# snowblower won't stay running (solved)



## barristan (Jan 15, 2005)

I have been having problems with my old Arien's snowblower. I believe it's an H70 motor or something like that. The problem is that it doesn't want to stay running. It would run for 15 to 20 seconds then die. After searching thru all the forums and web-sites I could find and removing the carb and cleaning it numerous times I decided to just try to figure it out myself.

When I had it running I noticed that the litle choke lever was shaking around a lot and moving on it's on. It's very loose. It seems that the choke was so loose that the vacuum from the carb was sucking the choke paddle in and basically choking itself. Temporarily I taped the choke arm down and it's running fine now. 
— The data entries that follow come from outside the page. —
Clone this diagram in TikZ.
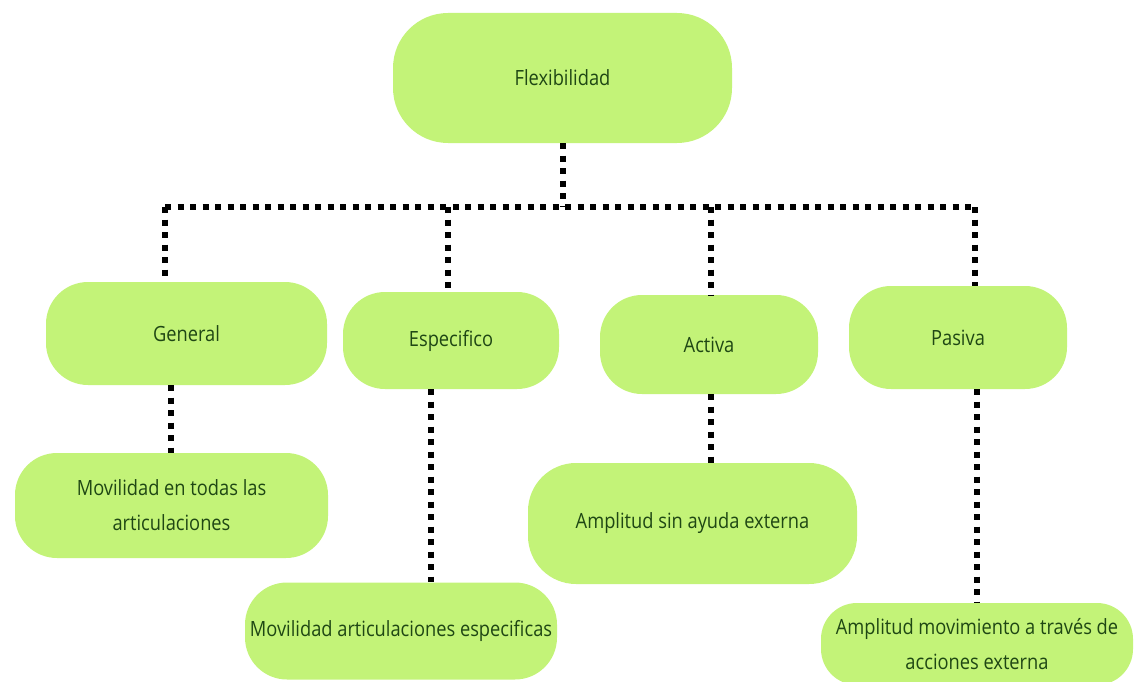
\documentclass[tikz,border=0pt]{standalone}
\usepackage{fontspec}
\setmainfont{Open Sans}[FakeStretch=0.87]
\definecolor{boxfill}{HTML}{C3F378}
\definecolor{boxtext}{HTML}{1F4714}
\begin{document}
\begin{tikzpicture}[x=1pt,y=-1pt,
  pill/.style={draw=none,fill=boxfill,rounded corners=42pt,text=boxtext,
    font=\fontsize{21}{35}\selectfont,align=center,inner sep=0pt},
  link/.style={line width=6pt,dash pattern=on 6pt off 6.5pt,line cap=butt}]
\useasboundingbox (0,0) rectangle (1134,682);
\clip (0,0) rectangle (1134,682);

% concept boxes
\node[pill,minimum width=339pt,minimum height=130pt,rounded corners=55pt] (flex) at (562.5,78) {Flexibilidad};
\node[pill,minimum width=281pt,minimum height=103pt] (general) at (186.5,333.5) {General};
\node[pill,minimum width=216pt,minimum height=97pt] (espec) at (451,340.5) {Especifico};
\node[pill,minimum width=218pt,minimum height=99pt] (activa) at (709,344.5) {Activa};
\node[pill,minimum width=218pt,minimum height=103pt] (pasiva) at (958,337.5) {Pasiva};
\node[pill,minimum width=313pt,minimum height=105pt] (mov1) at (171.5,505.5) {Movilidad en todas las\\articulaciones};
\node[pill,minimum width=312pt,minimum height=97pt] (mov2) at (401,631) {Movilidad articulaciones especificas};
\node[pill,minimum width=329pt,minimum height=121pt,rounded corners=48pt] (amp1) at (692.5,523.5) {Amplitud sin ayuda externa};
\node[pill,minimum width=312pt,minimum height=82pt,rounded corners=36pt] (amp2) at (977,644) {Amplitud movimiento a través de\\acciones externa};

% horizontal bus under the root
\coordinate (bus) at (562.5,207);
\coordinate (bL) at (165,207);
\coordinate (bE) at (448,207);
\coordinate (bA) at (711,207);
\coordinate (bR) at (975,207);

\draw[link] (flex.south) -- (bus);
\draw[link] (bL) -- (bR);
\draw[link] (bL) -- (bL |- general.north);
\draw[link] (bE) -- (bE |- espec.north);
\draw[link] (bA) -- (bA |- activa.north);
\draw[link] (bR) -- (bR |- pasiva.north);

% second level
\draw[link] ([xshift=-16pt]general.south) -- ([xshift=-16pt]general.south |- mov1.north);
\draw[link] ([xshift=-20pt]espec.south) -- ([xshift=-20pt]espec.south |- mov2.north);
\draw[link] ([xshift=2pt]activa.south) -- ([xshift=2pt]activa.south |- amp1.north);
\draw[link] ([xshift=19pt]pasiva.south) -- ([xshift=19pt]pasiva.south |- amp2.north);
\end{tikzpicture}
\end{document}
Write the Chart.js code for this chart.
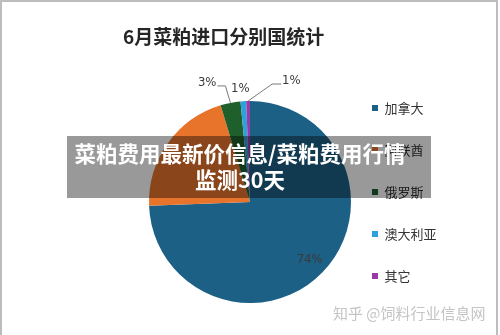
<!DOCTYPE html>
<html>
<head>
<meta charset="utf-8">
<script src="https://cdn.jsdelivr.net/npm/chart.js@4.4.1/dist/chart.umd.min.js"></script>
<style>
  body { margin: 0; background: #fff; }
  #wrap { position: relative; width: 500px; height: 335px; overflow: hidden; font-family: "Noto Sans CJK SC", sans-serif; }
  #frame { position: absolute; left: 0; top: 0; width: 494px; height: 340px; border: 2px solid #bdbdbd; border-bottom: none; }
  canvas { position: absolute; left: 0; top: 0; }
  #title { position: absolute; left: 123px; top: 26px; font-size: 19px; line-height: 20px; font-weight: bold; color: #262626; white-space: nowrap; }
  #band { position: absolute; left: 67px; top: 136px; width: 364px; height: 62px; background: rgba(0, 0, 0, 0.4); }
  #bandText { position: absolute; left: 40px; top: 140px; width: 400px; text-align: center; color: #fff; font-weight: bold; font-size: 21.5px; line-height: 26px; white-space: nowrap; }
  #mark { position: absolute; left: 333px; top: 304px; font-size: 15px; line-height: 18px; color: #c4c4c4; white-space: nowrap; }
</style>
</head>
<body>
<div id="wrap">
  <canvas id="pie" width="500" height="335"></canvas>
  <div id="frame"></div>
  <div id="title">6月菜粕进口分别国统计</div>
  <div id="mark">知乎 @饲料行业信息网</div>
  <div id="band"></div>
  <div id="bandText">菜粕费用最新价信息/菜粕费用行情<br>监测30天</div>
</div>
<script>
// June rapeseed meal imports by origin (share, %)
const countries = ['加拿大', '阿联酋', '俄罗斯', '澳大利亚', '其它'];
const shares = [74.4, 20.9, 3.2, 0.9, 0.6];
const sliceColors = ['#1d6086', '#e8742c', '#1e5f2b', '#2ca2db', '#9a3aa7'];

// where each percentage label goes, relative to its slice (null = no label)
const labelSpots = [
  { inside: 0.82 },
  null,
  { elbow: [-5, -17], tail: -8 },
  { offset: [-3, -13] },
  { elbow: [24, -17], tail: 9 }
];

const pctLabels = {
  id: 'pctLabels',
  afterDatasetsDraw(chart) {
    const ctx = chart.ctx;
    const meta = chart.getDatasetMeta(0);
    const vals = chart.data.datasets[0].data;
    const total = vals.reduce((a, b) => a + b, 0);
    ctx.save();
    ctx.font = "13px 'Liberation Sans Narrow', 'DejaVu Sans Condensed', 'Liberation Sans', sans-serif";
    ctx.fillStyle = '#3a3a3a';
    ctx.strokeStyle = '#7a7a7a';
    ctx.lineWidth = 1;
    ctx.textBaseline = 'middle';
    meta.data.forEach((arc, i) => {
      const spot = labelSpots[i];
      if (!spot) return;
      const p = arc.getProps(['x', 'y', 'startAngle', 'endAngle', 'outerRadius'], true);
      const mid = (p.startAngle + p.endAngle) / 2;
      const txt = Math.round(vals[i] / total * 100) + '%';
      const dx = Math.cos(mid), dy = Math.sin(mid);
      if (spot.inside) {
        ctx.textAlign = 'center';
        ctx.fillText(txt, p.x + dx * p.outerRadius * spot.inside, p.y + dy * p.outerRadius * spot.inside);
        return;
      }
      const ax = p.x + dx * p.outerRadius, ay = p.y + dy * p.outerRadius;
      if (spot.offset) {
        ctx.textAlign = 'center';
        ctx.fillText(txt, ax + spot.offset[0], ay + spot.offset[1]);
        return;
      }
      const ex = ax + spot.elbow[0], ey = ay + spot.elbow[1];
      const tx = ex + spot.tail;
      ctx.beginPath();
      ctx.moveTo(ax, ay);
      ctx.lineTo(ex, ey);
      ctx.lineTo(tx, ey);
      ctx.stroke();
      ctx.textAlign = spot.tail < 0 ? 'right' : 'left';
      ctx.fillText(txt, tx + (spot.tail < 0 ? -1 : 1), ey - 3);
    });
    ctx.restore();
  }
};

new Chart(document.getElementById('pie'), {
  type: 'pie',
  data: {
    labels: countries,
    datasets: [{
      data: shares,
      backgroundColor: sliceColors,
      borderWidth: 0,
      radius: 101
    }]
  },
  options: {
    responsive: false,
    animation: false,
    layout: { padding: { left: 157, right: 53.5, top: 72.5, bottom: 3.5 } },
    plugins: {
      tooltip: { enabled: false },
      legend: {
        position: 'right',
        align: 'start',
        fullSize: false,
        labels: {
          boxWidth: 6,
          boxHeight: 6,
          padding: 29,
          color: '#333333',
          font: { family: "'Noto Sans CJK SC', sans-serif", size: 13 }
        }
      }
    }
  },
  plugins: [pctLabels]
});
</script>
</body>
</html>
I also noticed that the little button on the bottom of the carb(drain) was leaking a bit. I twisted it around some until it stopped. I've got to believe that it was the choke that was the problem though.

Anyone else have the same problem?


----------



## 30yearTech (Sep 14, 2006)

There is suppose to be a small coil spring in the carburetor next to the choke lever that locks on indentions on the lever to keep is from moving. I have seen this spring bent, broken and missing and causing a similar problem.


----------



## barristan (Jan 15, 2005)

Okay, now I have the engine running very nice. But the main belt broke. How hard is that to replace? It was easy to remove since it was broken, but it looks like putting a new one on may require some disassembly.


----------